Posted by on November 22, 2011

Before I even set out on my journey I received an email from a guy called Robert Zollna. The email read “if you pass through Seattle give me a shout and we can meet up”

 

I had posted what I was planning to do on a Yahoo forum for Honda C70 owners in North America, and Robert was one of the many people who contacted me to wish me good luck. He has been regularly posting comments and feedback on my Facebook site since I set out.

After a couple of days in Seattle, I jumped on a ferry and headed across the Puget Sounds to meet Robert.

 

 

 

 

 

 

 

 

 

 

 

 

 

 

 

 

 

 

 

 

 

Robert had riden his old Honda C70 down to the docks to meet me off the ferry. I pulled over outside a little coffee shop where he was parked, got off and inspected his little C70. We shook hands and it was great to put a face to the name.

 

 

 

 

 

 

 

 

 

 

 

 

 

 

 

 

 

 

 

 

 

 

We wanted to take advantage of what little sun light was left so we could get some photos of the bikes. Robert lead the way and we headed off for the Naval dock yard and took some photos by the aircarft carrier U.S.S. Hornet. The Kitsap Naval base is one of 4 of  U.S. nuclear naval bases and 1 of its 2 nuclear weapons facilities. (thanks Wiki)

 

 

 

 

 

 

 

 

 

 

 

 

 

 

 

 

Robert owned a red and white 1980 Honda C70 Passport, a nice example and in really good condition. He had owned it since high school when he was around 17 years old. He bought it off his sister in California before he even had a drivers licence and he used to drive it around the driveway in front of his home. In the good old fashioned American way he had paid for his bike through his paper route, or as he said himself “tossing papers”.

 

Like many people who own Honda Cubs and passports Robert has riden bigger bikes but he loves the feeling of riding these “eclectic” bikes.

 

He had made some modifications to the bike himself, nothing major. He had added a front screen, which was held solidly in place by none other than trusty cable ties. (Anyone who has done any long distance trips on a motorcycle is a big fan of cable ties!). He had also added a neat looking set of panniers. Which were in fact cooler bags modified to fit to the bike, which I thought was really cool. He had fallen off his Honda a few times, (at least twice on wet leaves) but the worst damage that was done was bending the turn signals.

 

 

 

 

 

 

 

 

 

 

Robert had even brought his prom date to the Graduation Ball on the back on his Honda- he dressed up in his tux and his date in her ball gown! I loved that image and was hoping he had a photo, but most of his photos were destroyed in fire at his Mom’s house.

 

He also owned a parakeet yellow Honda Passport. He bought it as he wanted a riding partner for weekend rideouts. Occasionally Robert and Michael would ride to the ferry and go to meet the Seattle scooter club for a ride out.

 

 

 

 

 

 

 

 

 

 

 

 

 

 

 

 

 

 

 

 

 

Roberts family were great and were all really friendly and welcoming. The night I arrived we all went out for dinner at the local Chinese. Where his “kids” Michael (late 20’s) and Nyssa (19), joked about their serial killer Dad and the faith of other such motorcyclists that had rolled into Port Orchard.
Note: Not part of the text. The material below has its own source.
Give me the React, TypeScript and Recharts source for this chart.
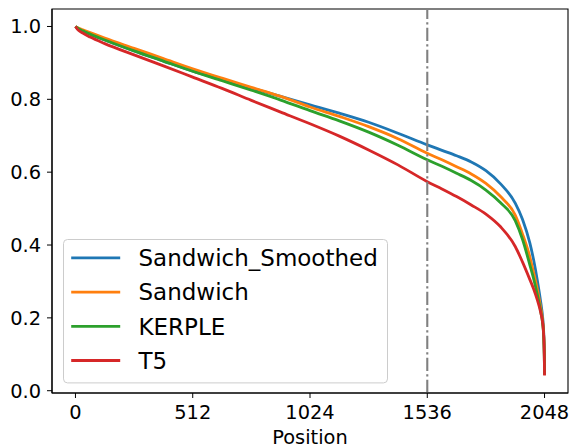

That night while Robert and his wife Linda headed out to work; Michael, Nyssa and I stayed up talking about music and Ireland. Nyssa named after Nurse Nysssa in Doctor Who, loved the romantic image of Ireland and had been dying to visit, when I showed her pictures of The Aaron Islands, The Giants Causeway and the Cliffs of Moher she was absolutely sold!

Michael was also a bit of a character, he was into metal music and composed his own songs and made music for video games, which i thought was pretty cool..

The next morning when getting my gear together a knock came at the door. It was a someone selling Bibles, Nyssa being too sweet to dismiss them; Michael stepped in and said

“Hi,” “She’s Mormon, I’m Satanist and well, he’s Irish, so……?”

The Bible guy getting the message stepped back off the step and said.. “ oh, well you guys are pretty messed up” and left.

Hilarious I thought, being Irish now constitutes being messed up and a religion!… I suppose its not too far from the truth.

 

I finished packing up my gear up and said goodbye to Roberts family and we went outside to the bikes. Robert had offered to ride with me on his Honda to the Tacoma Narrows Bridge despite it spilling rain. Which I really appreciated.

 

When we were about the hit the road Robert turned around to me and told me that Nyssa had sat down beside him a said “Daddy, can we keep him ”. Which was sweet, I think people just want to look after me like some lost pet.

 

We hit the road for the Tacoma Narrows Bridge ( The new one 😉 ) and after that I would continue on my merry way.

 

Next stop?

 

Well, I just didn’t know.

 

Thanks Robert, Linda, Michael and Nyssa, it was great!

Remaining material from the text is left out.